## PROBLEM
Retype, exactly as they stand, the lines from the start of the data to the line that contains "ax = fig.add_axes([0.192, 0.229, 0.778, 0.650])", both ends included. Leave the pictures out.

— Begin —

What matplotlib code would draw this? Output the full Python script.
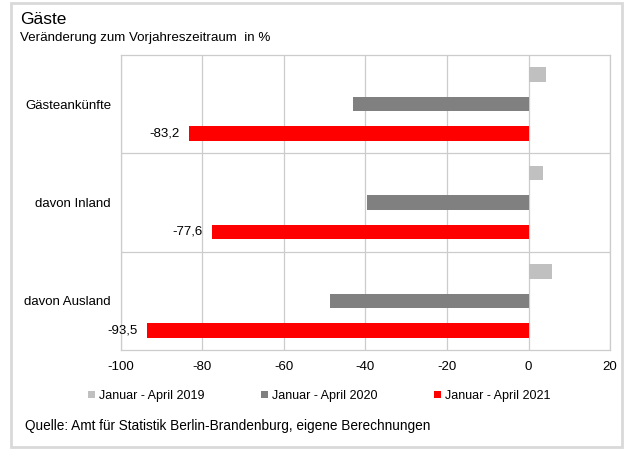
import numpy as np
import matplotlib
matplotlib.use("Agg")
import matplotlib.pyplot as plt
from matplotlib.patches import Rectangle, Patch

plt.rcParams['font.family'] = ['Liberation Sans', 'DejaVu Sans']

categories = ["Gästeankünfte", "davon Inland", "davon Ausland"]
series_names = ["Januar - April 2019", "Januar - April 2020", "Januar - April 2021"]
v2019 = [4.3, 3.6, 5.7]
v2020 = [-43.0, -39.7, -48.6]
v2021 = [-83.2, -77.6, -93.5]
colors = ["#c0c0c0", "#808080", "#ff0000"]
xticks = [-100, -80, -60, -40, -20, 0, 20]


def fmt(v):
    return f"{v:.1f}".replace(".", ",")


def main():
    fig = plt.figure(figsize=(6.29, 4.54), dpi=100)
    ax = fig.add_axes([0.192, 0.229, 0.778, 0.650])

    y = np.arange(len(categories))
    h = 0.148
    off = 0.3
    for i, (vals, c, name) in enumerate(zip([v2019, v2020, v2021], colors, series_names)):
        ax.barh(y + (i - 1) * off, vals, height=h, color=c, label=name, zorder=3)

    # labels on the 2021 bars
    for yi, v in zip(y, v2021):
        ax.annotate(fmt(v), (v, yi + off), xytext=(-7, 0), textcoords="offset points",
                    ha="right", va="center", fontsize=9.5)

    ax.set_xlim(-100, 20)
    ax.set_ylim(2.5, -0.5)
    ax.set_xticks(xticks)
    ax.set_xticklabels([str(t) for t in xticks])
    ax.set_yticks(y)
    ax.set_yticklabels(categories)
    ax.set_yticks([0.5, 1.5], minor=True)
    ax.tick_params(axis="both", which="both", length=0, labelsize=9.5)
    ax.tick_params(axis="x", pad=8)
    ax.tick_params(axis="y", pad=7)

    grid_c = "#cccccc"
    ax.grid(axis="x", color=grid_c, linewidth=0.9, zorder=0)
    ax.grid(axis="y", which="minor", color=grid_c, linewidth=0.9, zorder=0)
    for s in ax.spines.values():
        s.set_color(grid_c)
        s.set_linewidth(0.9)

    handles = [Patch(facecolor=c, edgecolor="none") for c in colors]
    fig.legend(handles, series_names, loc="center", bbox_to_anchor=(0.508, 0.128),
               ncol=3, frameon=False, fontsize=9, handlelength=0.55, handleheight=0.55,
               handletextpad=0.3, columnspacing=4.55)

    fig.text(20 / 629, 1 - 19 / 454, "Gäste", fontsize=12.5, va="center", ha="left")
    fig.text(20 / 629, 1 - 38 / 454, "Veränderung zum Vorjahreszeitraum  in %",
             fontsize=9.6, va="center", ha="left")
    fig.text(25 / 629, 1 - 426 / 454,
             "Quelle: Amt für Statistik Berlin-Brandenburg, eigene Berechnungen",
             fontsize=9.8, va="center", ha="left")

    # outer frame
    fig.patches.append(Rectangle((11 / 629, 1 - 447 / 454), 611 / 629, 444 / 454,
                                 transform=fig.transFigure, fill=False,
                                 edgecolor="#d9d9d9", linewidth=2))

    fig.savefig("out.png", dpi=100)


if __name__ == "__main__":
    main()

— End —

## ANSWER TO THE EXERCISE
What matplotlib code would draw this? Output the full Python script.
import numpy as np
import matplotlib
matplotlib.use("Agg")
import matplotlib.pyplot as plt
from matplotlib.patches import Rectangle, Patch

plt.rcParams['font.family'] = ['Liberation Sans', 'DejaVu Sans']

categories = ["Gästeankünfte", "davon Inland", "davon Ausland"]
series_names = ["Januar - April 2019", "Januar - April 2020", "Januar - April 2021"]
v2019 = [4.3, 3.6, 5.7]
v2020 = [-43.0, -39.7, -48.6]
v2021 = [-83.2, -77.6, -93.5]
colors = ["#c0c0c0", "#808080", "#ff0000"]
xticks = [-100, -80, -60, -40, -20, 0, 20]


def fmt(v):
    return f"{v:.1f}".replace(".", ",")


def main():
    fig = plt.figure(figsize=(6.29, 4.54), dpi=100)
    ax = fig.add_axes([0.192, 0.229, 0.778, 0.650])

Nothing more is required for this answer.